Michael Gorman chose the title of his book with some care. Becoming the Gospel is a programmatic title, not only for the book but for how Gorman understands the nature and role of each Christian and each Christian community. From the very first, Paul "wanted the communities he addressed not merely to believe the gospel but to become the gospel and in so doing to participate in the very life and mission of God." (2) In his earlier book on Inhabiting the Cruciform God, Gorman firmly set this trajectory. Looking to the consummation when "God will be all in all" (I Cor 15.28) Gorman concluded, "In the meantime, by the power of the Spirit of Father and Son, the new people, the new humanity bears witness in word and deed to that glorious future by participating now in the life and mission of the triune cruciform God."
That word participation is fundamental in Gorman's understanding of Pauline spirituality and to Paul's view of mission. In 2 Corinthians 5.21 Gorman finds an astonishing promised exchange between the cruciform God and those communities responsive to the Gospel and therefore called to "faithful allegiance" and "trusting loyalty". "For our sake God made Christ to be sin who knew no sin, so that in him we might become the righteousness of God."
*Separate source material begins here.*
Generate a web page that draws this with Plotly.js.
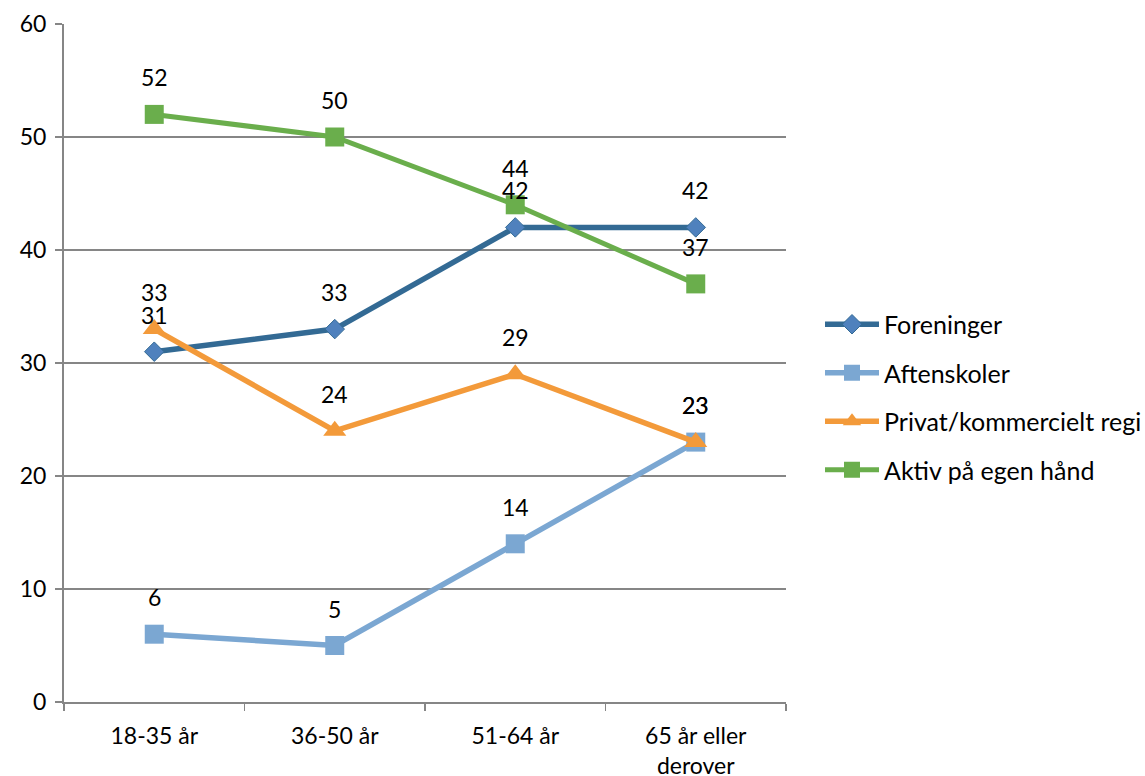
<!DOCTYPE html>
<html><head><meta charset="utf-8">
<script src="https://cdn.plot.ly/plotly-3.0.1.min.js"></script>
<style>body{margin:0;background:#fff}#chart{width:1145px;height:776px}</style>
</head><body><div id="chart"></div>
<script>
const categories = ["18-35 år", "36-50 år", "51-64 år", "65 år eller<br>derover"];
const foreninger = [31, 33, 42, 42];
const aftenskoler = [6, 5, 14, 23];
const privat = [33, 24, 29, 23];
const aktiv = [52, 50, 44, 37];
const seriesNames = ["Foreninger", "Aftenskoler", "Privat/kommercielt regi", "Aktiv på egen hånd"];
const yTicks = [0, 10, 20, 30, 40, 50, 60];

const styles = [
  {line: "#336A94", marker: "#4F81BD", symbol: "diamond", size: 15, width: 5.5},
  {line: "#7BA7D2", marker: "#7BA7D2", symbol: "square", size: 19, width: 5.5},
  {line: "#F39A3A", marker: "#F39A3A", symbol: "triangle-up", size: 20, width: 5.5},
  {line: "#6AAE4C", marker: "#6AAE4C", symbol: "square", size: 19, width: 5}
];
const allData = [foreninger, aftenskoler, privat, aktiv];
const font = "Lato, 'Open Sans', sans-serif";
const fs = 23;

const traces = allData.map((vals, i) => ({
  x: categories, y: vals, name: seriesNames[i], type: "scatter", mode: "lines+markers",
  legendgroup: "g" + i,
  line: {color: styles[i].line, width: styles[i].width},
  marker: {color: styles[i].marker, symbol: styles[i].symbol, size: styles[i].size,
           line: {color: styles[i].line, width: i === 0 ? 1 : 0}}
}));

const annotations = [];
allData.forEach(vals => vals.forEach((v, j) => {
  annotations.push({x: categories[j], y: v, xref: "x", yref: "y", text: String(v),
    showarrow: false, yshift: 37, font: {family: font, size: fs, color: "#000"}});
}));

const layout = {
  width: 1145, height: 776,
  margin: {l: 64, r: 359, t: 24, b: 74, autoexpand: false},
  paper_bgcolor: "#fff", plot_bgcolor: "#fff",
  font: {family: font, size: fs, color: "#000"},
  showlegend: true,
  legend: {xref: "container", yref: "container", x: 820 / 1145, y: 1 - 397 / 776,
    xanchor: "left", yanchor: "middle", tracegroupgap: 13,
    itemwidth: 54,
    font: {family: font, size: 25, color: "#000"}, bgcolor: "rgba(0,0,0,0)"},
  xaxis: {type: "category", range: [-0.5, 3.5], showgrid: false, showline: true,
    linecolor: "#868686", linewidth: 2, ticks: "outside", tickson: "boundaries",
    ticklen: 7, tickcolor: "#868686", tickwidth: 1.5, zeroline: false, ticklabelstandoff: 12,
    tickfont: {family: font, size: fs, color: "#000"}, fixedrange: true},
  yaxis: {range: [0, 60], tickvals: yTicks, showgrid: true, gridcolor: "#868686", gridwidth: 1.5,
    showline: true, linecolor: "#868686", linewidth: 2, ticks: "outside", ticklen: 7,
    tickcolor: "#868686", tickwidth: 1.5, zeroline: false, ticklabelstandoff: 4,
    tickfont: {family: font, size: fs, color: "#000"}, fixedrange: true},
  annotations: annotations
};
Plotly.newPlot("chart", traces, layout, {displayModeBar: false, staticPlot: true});
</script></body></html>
The cruciform shape of Christian faith, practice and mission is distilled by Gorman in the sentence, "The cross of Christ reveals a missional, justifying, justice making God and creates a missional, justifying, justice making people." (9) This is a book about particpatory mission or missional particpation, and throughout Gorman expounds Paul's theology by taking with utmost seriousness Paul's vision of human life being caught up into the life of the cruciform triune God. In the power of the Spirit each Christian and each community participates in that life as agents of reconciliation, peacemaking peacemakers, persecuted for their faithfulness to the God of kenotic love and cruciform conciliation as they turn from the idols of the age and demonstrate deepest loyalty to God by their counter-cultural commitment to the new life in Christ.
Quoting Morna Hooker, another pastorally alert Pauline scholar, Gorman spells out what he intends by his title, becoming the gospel. Referring to the "we" of 2 Cor. 5.21m sge argues:
"The we has particular significance for Paul's own understanding of discipleship and ministry, and becomes an invitation tyo others to share in the divine activity. What Christ is to us – righteousness, wisdom, sanctification, redemption – Christians must now be to the world." (6)
What is God up to in the world, what is the missio dei? What happens if we read Paul's letters and interpret his life from the standpoint of the church as a sent community? the answeras to these two questions will take up the next review post. Beyond that Gorman takes us deep into the texts and contexts of several of Paul's letters, exploring and confirming his overall thesis that Paul's view of the gospel assumes a people who, in response to the love of God and the faithfulness of Christ revealed on the cross, and given vital reality throughout creation by the resurrection, become themselves faithful communities. By the power of the Spirit, redeemed into a new creation which is cruciform in shape and energised by resurrection, Christian communities are called to faithfulness, love and hope, embodying the very reality of that cruciform reconciling and renewing love set free into human life, the life of the creation and indeed of the entire cosmos.
If Gorman is right in his overall interpretation of a missional Paul in the service of a missional God, calling into being missional communities of faith and faithfulness, then he is providing a post-Christendom church with a theology of mission adequate to our condition. A church haemorraging confidence as quickly as members, which despite desperate attempts at cultural adjustment and accommodation is being increasingly pushed to the peripheries of post-modern culture, and urgently needs to rediscover, and recover, its own raison d'etre. By focusing on God's purpose for the church, and embedding that in the biblical narrative of Christ crucified and risen, and affirming communities called into being to re-present and participate in that same cruciform, reconciling kenotic love – that is to begin to give the church back its true existence, and that is what Gorman aims to achieve. As participants in the divine nature, as those who through the astonishing exchange of redemptive love, each church recovers its own true value as created by God, its own mission which is essentially, and necessarily different from the cultural icons of 21st century Western society. That difference will inevitably lead to persecution, almost in proportion to a community's faithfulness to and faith in Christ. This book is about spelling out the nature of that difference as seen in some of the earliest communities in the New Testament.